Kidney stones affect reproductive health in all genders.
Because they can be trapped in the ureter, stones can prevent anyone from sexual pleasure as well as echo burning sensations similar to those caused by an STI.
Contrary to popular belief, kidney stones rely more on environmental factors rather than genetics. When I explained my grandmother and my father both had a fair amount of kidney stones in their lives, Dr. Rice explained, “When you live together, you have the same exposure to well water, so in some people, it’s about drinking minerals.” In other words, kidney stones are often caused by lifestyle through hydration and diet than anything else.
However, those who pass stones when they’re children, often have a metabolic disorder. According to the National Kidney Foundation, kidney stones in children can indicate serious health problems, including hypertension and diabetes.
“As long as you’re keeping yourself hydrated and practice a healthy diet, you may not be as predisposed as you think,” she added.
The type of diet you follow depends on the types of stones you experience, Dr. Rice mentioned. If you’re drinking green juices all the time, beware of oxalate-calcium kidney stones. In addition to lots of water, she recommends the overall population to follow a low-oxalate diet. High-oxalate foods, according to the Cleveland Clinic, include kale, beets, potato chips, French fries, and nuts. Oxalates work with calcium to absorb minerals and form kidney stones.
Women’s Health Magazine reports other types of kidney stones include struvite, uric acid, and cystine stones. While there are treatment options for removing kidney stones, such as ureteroscopy, different types of lithotripsy, and even kidney removal in rare, extreme cases, the biggest factor comes down to lifestyle habits.
“The American diet has so much sodium, and sodium can contribute to stones,” she adds. “Citrate is actually protective for many types of stones. A common over-the-counter remedy is to add lemon slices or lemon juice to their water.”
Additionally, Prevention Magazine recommends exercising regularly, removing soda from your diet, consuming protein in moderation, and drinking coffee to further decrease your risk of stones developing in your gut.

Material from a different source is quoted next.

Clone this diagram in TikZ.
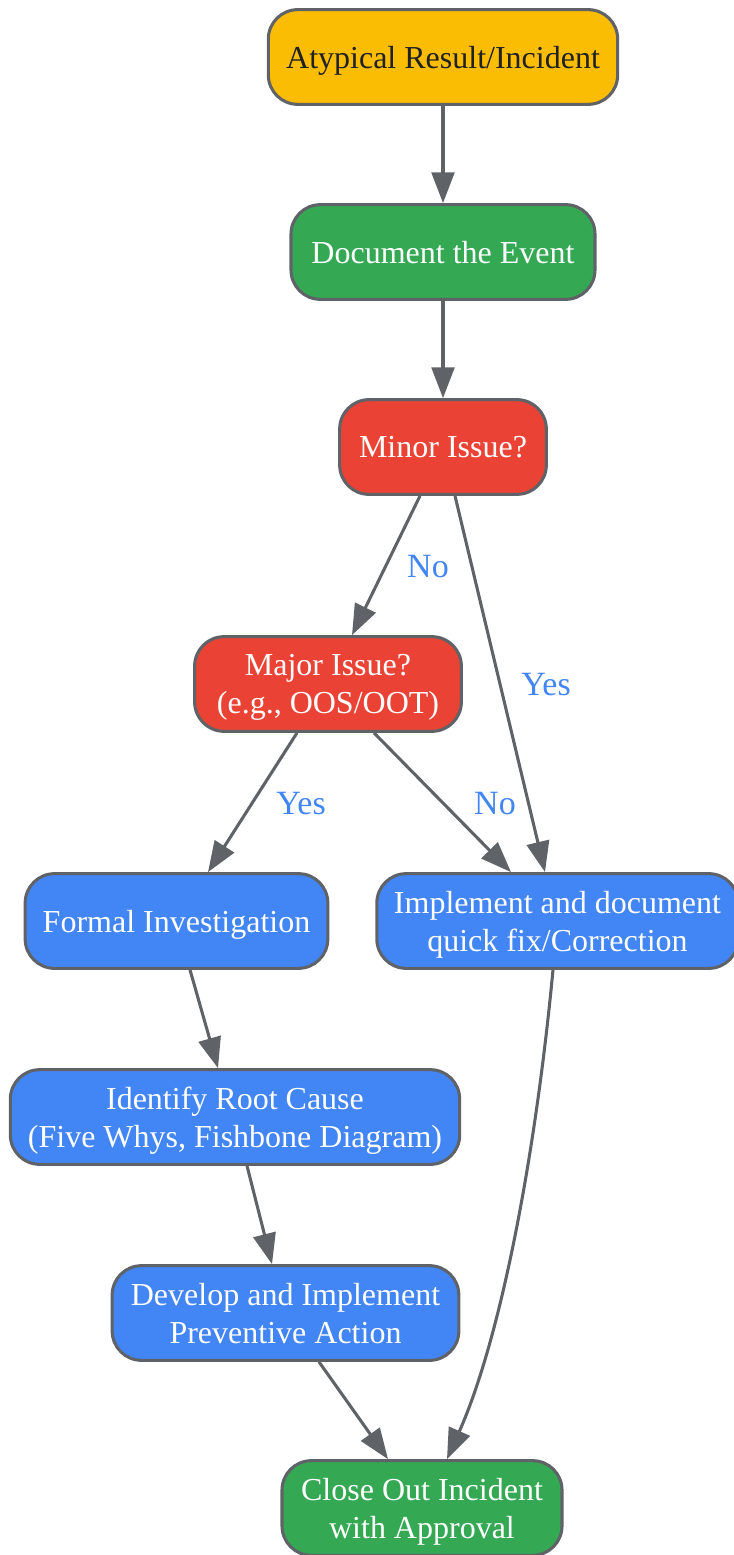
\documentclass[tikz,border=0pt]{standalone}
\usepackage{fontspec}
\setmainfont{Liberation Serif}
\usetikzlibrary{arrows.meta,calc}

\definecolor{gyellow}{HTML}{FBBC04}
\definecolor{ggreen}{HTML}{34A853}
\definecolor{gred}{HTML}{EA4335}
\definecolor{gblue}{HTML}{4285F4}
\definecolor{ggray}{HTML}{5F6368}
\definecolor{gdark}{HTML}{202124}

\begin{document}
\begin{tikzpicture}[x=0.75pt,y=-0.75pt,
    box/.style={rectangle, rounded corners=22pt, draw=ggray, line width=2.3pt,
        minimum height=71pt, align=center, text=white, inner sep=2pt, text depth=0pt,
        font=\fontsize{24}{28.5}\selectfont},
    flow/.style={draw=ggray, line width=2.3pt,
        -{Triangle[length=23pt,width=17pt]}},
    lbl/.style={text=gblue, font=\fontsize{25.5}{30}\selectfont}]

    \useasboundingbox (0,0) rectangle (734,1555);

    % nodes
    \node[box, fill=gyellow, text=gdark, minimum width=262pt] (incident) at (443,57) {Atypical Result/Incident};
    \node[box, fill=ggreen, minimum width=228pt] (document) at (443,252) {Document the Event};
    \node[box, fill=gred, minimum width=155pt] (minor) at (443,447) {Minor Issue?};
    \node[box, fill=gred, minimum width=200pt] (major) at (328,684) {Major Issue?\\(e.g., OOS/OOT)};
    \node[box, fill=gblue, minimum width=227pt] (formal) at (176.5,921) {Formal Investigation};
    \node[box, fill=gblue, minimum width=271pt] (quickfix) at (557.5,921) {Implement and document\\quick fix/Correction};
    \node[box, fill=gblue, minimum width=337pt] (rootcause) at (235,1117) {Identify Root Cause\\(Five Whys, Fishbone Diagram)};
    \node[box, fill=gblue, minimum width=260pt] (preventive) at (285.5,1313) {Develop and Implement\\Preventive Action};
    \node[box, fill=ggreen, minimum width=210pt] (closeout) at (422,1508) {Close Out Incident\\with Approval};

    % edges
    \draw[flow] (incident) -- (document);
    \draw[flow] (document) -- (minor);
    \draw[flow] ($(minor.south)+(-23,0)$) -- ($(major.north)+(24,0)$);
    \draw[flow] ($(minor.south)+(12,0)$) -- ($(quickfix.north)+(-12.5,0)$);
    \draw[flow] ($(major.south)+(-31,0)$) -- ($(formal.north)+(31.5,0)$);
    \draw[flow] ($(major.south)+(46,0)$) -- ($(quickfix.north)+(-46.5,0)$);
    \draw[flow] ($(formal.south)+(13.5,0)$) -- ($(rootcause.north)+(-17,0)$);
    \draw[flow] ($(rootcause.south)+(12,0)$) -- ($(preventive.north)+(-13.5,0)$);
    \draw[flow] ($(preventive.south)+(33.5,0)$) -- ($(closeout.north)+(-34,0)$);
    \draw[flow] ($(quickfix.south)+(-4.5,0)$) .. controls (535,1160) and (500,1340) .. ($(closeout.north)+(25,0)$);

    % labels
    \node[lbl] (no1) at (428,567) {No};
    \node[lbl] (yes1) at (546,685) {Yes};
    \node[lbl] (yes2) at (301,804) {Yes};
    \node[lbl] (no2) at (495,804) {No};
\end{tikzpicture}
\end{document}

So how do you know when you have a kidney stone? Dr. Rice explained there are three major “go-to-the-emergency-room-now” symptoms to look out for. The first is uncontrolled pain specifically in the back or on a side, the second is fever, and the third is the inability to urinate for several hours.
“If you’re ever not peeing for a period of time, I tell people in my office, it’s six hours,” she said. “The textbook says eight hours, but listen you’re better safe than sorry. You could be someone born with one kidney and [suddenly] your only ureter is blocked. Or both ureters could be blocked and if you’re not making urine, you’re not getting toxins out of your body.”